Las resacas contra la reserva son el chisme y el rumor, que nacen de la inquietud por el secretismo, nuestro cerebro es narrativo, de ahí nuestra tendencia al cierre de historias y cuando no tenemos explicación le agregamos lo que creemos, lo que imaginamos o sospechamos, casi siempre con la peor de las versiones. Aunque todos tenemos nuestro acervo personal de indecibles, partimos del supuesto de que quien pondera su información personal seguramente ha hecho algo vergonzoso o ilegal. También ecualizamos la confianza a la ausencia de secretos, en una relación íntima esperamos que no haya secretos, lo cual no solamente es imposible, sino que es poco operativo. Dejemos de lado los actos, imagínense diciéndole a su pareja absolutamente todas sus fantasías, si fuera así no habría parejas. Se aplica también con amigas y amigos, nos sentimos excluidos si se guardan alguna información personal, lo experimentamos como una pérdida de valía en la vida de dicha persona.

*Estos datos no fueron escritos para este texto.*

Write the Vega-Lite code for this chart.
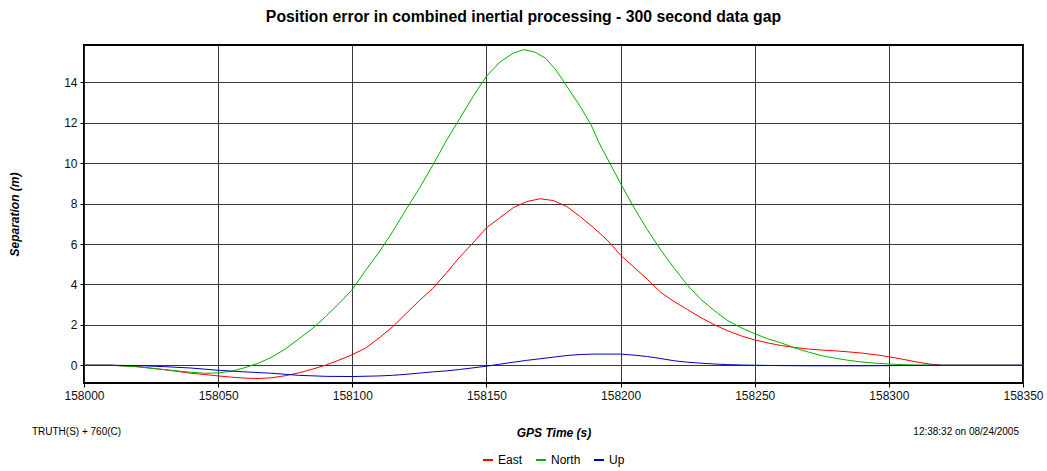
{
  "$schema": "https://vega.github.io/schema/vega-lite/v6.json",
  "width": 939,
  "height": 338,
  "autosize": {"type": "none"},
  "padding": {"left": 84, "top": 45, "right": 24, "bottom": 88},
  "background": "white",
  "title": {"text": "Position error in combined inertial processing - 300 second data gap", "font": "Liberation Sans", "fontSize": 15.8, "fontWeight": "bold", "color": "black", "offset": 19, "dx": -30},
  "config": {
    "view": {"stroke": "black", "strokeWidth": 2},
    "axis": {"grid": true, "gridColor": "#222222", "gridOpacity": 0.9, "domain": false, "tickColor": "black", "tickSize": 4, "labelFont": "Liberation Sans", "labelFontSize": 12, "labelColor": "#111111", "labelPadding": 3, "labelFlush": false, "titleFont": "Liberation Sans", "titleFontStyle": "italic", "titleFontWeight": "bold", "titleFontSize": 12, "titleColor": "black"}
  },
  "datasets": {
    "series": [
      {"t":158000,"s":"East","v":0},{"t":158010,"s":"East","v":0},{"t":158020,"s":"East","v":-0.07},{"t":158030,"s":"East","v":-0.22},{"t":158040,"s":"East","v":-0.4},{"t":158045,"s":"East","v":-0.46},{"t":158050,"s":"East","v":-0.53},{"t":158055,"s":"East","v":-0.59},{"t":158060,"s":"East","v":-0.64},{"t":158065,"s":"East","v":-0.66},{"t":158070,"s":"East","v":-0.62},{"t":158075,"s":"East","v":-0.52},{"t":158080,"s":"East","v":-0.38},{"t":158085,"s":"East","v":-0.2},{"t":158090,"s":"East","v":0.0},{"t":158095,"s":"East","v":0.25},{"t":158100,"s":"East","v":0.52},{"t":158105,"s":"East","v":0.85},{"t":158110,"s":"East","v":1.35},{"t":158115,"s":"East","v":1.9},{"t":158120,"s":"East","v":2.55},{"t":158125,"s":"East","v":3.2},{"t":158130,"s":"East","v":3.8},{"t":158135,"s":"East","v":4.55},{"t":158140,"s":"East","v":5.35},{"t":158145,"s":"East","v":6.05},{"t":158150,"s":"East","v":6.8},{"t":158155,"s":"East","v":7.3},{"t":158160,"s":"East","v":7.8},{"t":158165,"s":"East","v":8.1},{"t":158170,"s":"East","v":8.24},{"t":158175,"s":"East","v":8.15},{"t":158180,"s":"East","v":7.85},{"t":158185,"s":"East","v":7.35},{"t":158190,"s":"East","v":6.8},{"t":158195,"s":"East","v":6.2},{"t":158200,"s":"East","v":5.45},{"t":158205,"s":"East","v":4.85},{"t":158210,"s":"East","v":4.25},{"t":158215,"s":"East","v":3.6},{"t":158220,"s":"East","v":3.15},{"t":158225,"s":"East","v":2.75},{"t":158230,"s":"East","v":2.35},{"t":158235,"s":"East","v":2.0},{"t":158240,"s":"East","v":1.7},{"t":158245,"s":"East","v":1.45},{"t":158250,"s":"East","v":1.25},{"t":158255,"s":"East","v":1.1},{"t":158260,"s":"East","v":0.97},{"t":158265,"s":"East","v":0.88},{"t":158270,"s":"East","v":0.8},{"t":158275,"s":"East","v":0.75},{"t":158280,"s":"East","v":0.71},{"t":158285,"s":"East","v":0.66},{"t":158290,"s":"East","v":0.6},{"t":158295,"s":"East","v":0.52},{"t":158300,"s":"East","v":0.42},{"t":158305,"s":"East","v":0.3},{"t":158310,"s":"East","v":0.17},{"t":158315,"s":"East","v":0.06},{"t":158320,"s":"East","v":0},{"t":158330,"s":"East","v":0},{"t":158340,"s":"East","v":0},{"t":158350,"s":"East","v":0},
      {"t":158000,"s":"North","v":0},{"t":158010,"s":"North","v":0},{"t":158020,"s":"North","v":-0.08},{"t":158030,"s":"North","v":-0.22},{"t":158040,"s":"North","v":-0.35},{"t":158045,"s":"North","v":-0.4},{"t":158050,"s":"North","v":-0.38},{"t":158055,"s":"North","v":-0.3},{"t":158060,"s":"North","v":-0.12},{"t":158065,"s":"North","v":0.1},{"t":158070,"s":"North","v":0.4},{"t":158075,"s":"North","v":0.8},{"t":158080,"s":"North","v":1.3},{"t":158085,"s":"North","v":1.8},{"t":158090,"s":"North","v":2.4},{"t":158095,"s":"North","v":3.05},{"t":158100,"s":"North","v":3.74},{"t":158105,"s":"North","v":4.7},{"t":158110,"s":"North","v":5.6},{"t":158115,"s":"North","v":6.6},{"t":158120,"s":"North","v":7.7},{"t":158125,"s":"North","v":8.75},{"t":158130,"s":"North","v":9.9},{"t":158135,"s":"North","v":11.1},{"t":158140,"s":"North","v":12.2},{"t":158145,"s":"North","v":13.3},{"t":158150,"s":"North","v":14.3},{"t":158155,"s":"North","v":15.0},{"t":158160,"s":"North","v":15.45},{"t":158164,"s":"North","v":15.62},{"t":158168,"s":"North","v":15.5},{"t":158172,"s":"North","v":15.2},{"t":158176,"s":"North","v":14.6},{"t":158180,"s":"North","v":13.8},{"t":158185,"s":"North","v":12.8},{"t":158189,"s":"North","v":11.9},{"t":158192,"s":"North","v":11.0},{"t":158196,"s":"North","v":10.0},{"t":158200,"s":"North","v":9.0},{"t":158205,"s":"North","v":7.8},{"t":158210,"s":"North","v":6.7},{"t":158215,"s":"North","v":5.7},{"t":158220,"s":"North","v":4.8},{"t":158225,"s":"North","v":3.95},{"t":158230,"s":"North","v":3.25},{"t":158235,"s":"North","v":2.7},{"t":158240,"s":"North","v":2.2},{"t":158245,"s":"North","v":1.85},{"t":158250,"s":"North","v":1.56},{"t":158255,"s":"North","v":1.3},{"t":158260,"s":"North","v":1.1},{"t":158265,"s":"North","v":0.85},{"t":158270,"s":"North","v":0.65},{"t":158275,"s":"North","v":0.47},{"t":158280,"s":"North","v":0.35},{"t":158285,"s":"North","v":0.24},{"t":158290,"s":"North","v":0.16},{"t":158295,"s":"North","v":0.1},{"t":158300,"s":"North","v":0.06},{"t":158305,"s":"North","v":0.03},{"t":158310,"s":"North","v":0.01},{"t":158320,"s":"North","v":0},{"t":158330,"s":"North","v":0},{"t":158340,"s":"North","v":0},{"t":158350,"s":"North","v":0},
      {"t":158000,"s":"Up","v":0},{"t":158010,"s":"Up","v":0},{"t":158020,"s":"Up","v":-0.02},{"t":158030,"s":"Up","v":-0.07},{"t":158040,"s":"Up","v":-0.14},{"t":158050,"s":"Up","v":-0.25},{"t":158060,"s":"Up","v":-0.33},{"t":158070,"s":"Up","v":-0.4},{"t":158080,"s":"Up","v":-0.5},{"t":158090,"s":"Up","v":-0.55},{"t":158100,"s":"Up","v":-0.56},{"t":158110,"s":"Up","v":-0.53},{"t":158115,"s":"Up","v":-0.5},{"t":158120,"s":"Up","v":-0.45},{"t":158125,"s":"Up","v":-0.39},{"t":158130,"s":"Up","v":-0.33},{"t":158135,"s":"Up","v":-0.28},{"t":158140,"s":"Up","v":-0.21},{"t":158145,"s":"Up","v":-0.13},{"t":158150,"s":"Up","v":-0.05},{"t":158155,"s":"Up","v":0.05},{"t":158160,"s":"Up","v":0.15},{"t":158165,"s":"Up","v":0.24},{"t":158170,"s":"Up","v":0.32},{"t":158175,"s":"Up","v":0.4},{"t":158180,"s":"Up","v":0.48},{"t":158185,"s":"Up","v":0.53},{"t":158190,"s":"Up","v":0.55},{"t":158195,"s":"Up","v":0.55},{"t":158200,"s":"Up","v":0.55},{"t":158205,"s":"Up","v":0.5},{"t":158210,"s":"Up","v":0.43},{"t":158215,"s":"Up","v":0.33},{"t":158220,"s":"Up","v":0.22},{"t":158225,"s":"Up","v":0.15},{"t":158230,"s":"Up","v":0.1},{"t":158235,"s":"Up","v":0.06},{"t":158240,"s":"Up","v":0.03},{"t":158245,"s":"Up","v":0.01},{"t":158250,"s":"Up","v":0},{"t":158260,"s":"Up","v":-0.02},{"t":158270,"s":"Up","v":-0.03},{"t":158280,"s":"Up","v":-0.03},{"t":158290,"s":"Up","v":-0.03},{"t":158300,"s":"Up","v":-0.02},{"t":158310,"s":"Up","v":-0.01},{"t":158320,"s":"Up","v":0},{"t":158330,"s":"Up","v":0},{"t":158340,"s":"Up","v":0},{"t":158350,"s":"Up","v":0}
    ]
  },
  "layer": [
    {
      "data": {"name": "series"},
      "mark": {"type": "line", "strokeWidth": 1, "clip": true},
      "encoding": {
        "x": {"field": "t", "type": "quantitative", "scale": {"domain": [158000, 158350], "nice": false, "zero": false}, "axis": {"values": [158000, 158050, 158100, 158150, 158200, 158250, 158300, 158350], "format": "d", "title": "GPS Time (s)", "titlePadding": 26}},
        "y": {"field": "v", "type": "quantitative", "scale": {"domain": [-0.88, 15.85], "nice": false, "zero": false}, "axis": {"values": [0, 2, 4, 6, 8, 10, 12, 14], "title": "Separation (m)", "titlePadding": 42}},
        "color": {"field": "s", "type": "nominal", "scale": {"domain": ["East", "North", "Up"], "range": ["#ff0000", "#00b400", "#0000c8"]}, "legend": {"orient": "none", "legendX": 398, "legendY": 409, "direction": "horizontal", "title": null, "symbolType": "stroke", "symbolStrokeWidth": 2, "symbolSize": 100, "labelFont": "Liberation Sans", "labelFontSize": 12, "labelColor": "black", "labelOffset": 4, "columnPadding": 9}}
      }
    },
    {
      "data": {"values": [{"note": "TRUTH(S) + 760(C)"}]},
      "mark": {"type": "text", "align": "left", "baseline": "middle", "font": "Liberation Sans", "fontSize": 10, "color": "black"},
      "encoding": {"text": {"field": "note"}, "x": {"datum": 157980.6, "type": "quantitative"}, "y": {"datum": -3.3, "type": "quantitative"}}
    },
    {
      "data": {"values": [{"note": "12:38:32 on 08/24/2005"}]},
      "mark": {"type": "text", "align": "right", "baseline": "middle", "font": "Liberation Sans", "fontSize": 10, "color": "black"},
      "encoding": {"text": {"field": "note"}, "x": {"datum": 158348.5, "type": "quantitative"}, "y": {"datum": -3.3, "type": "quantitative"}}
    }
  ]
}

La confianza no tendría que estar sostenida en la información, además los datos pueden ser manipulados u omitidos parcial o totalmente, la confianza es un acuerdo de convivencia entre dos o más personas  donde se asume que cada una de las partes se cuidará de no causar daño a las otras. Si es una pareja, se acordarán los derechos y los límites en la relación, en un vínculo profesional habrá colaboración, confidencialidad y ética, en fin, quizá la lealtad y la confianza son compañeras inseparables. Cada vínculo tiene su historia y por tanto sus secretos, conservarlos es mantener el brillo que esa relación tuvo o tiene, según sea el caso. Desear saber todo sobre otro es buscar su posesión, es una expectativa de fusión.
Mientras escribo estas líneas hago búsquedas musicales en YouTube, la nube creada por los algoritmos me trajo vientos con el tema principal de la película El Padrino (The Godfather) y con la música retornó a mi memoria una frase clásica de Don Vito Corleone, representado espléndidamente por Marlon Brando: Cada hombre tiene su propio destino. Así sea.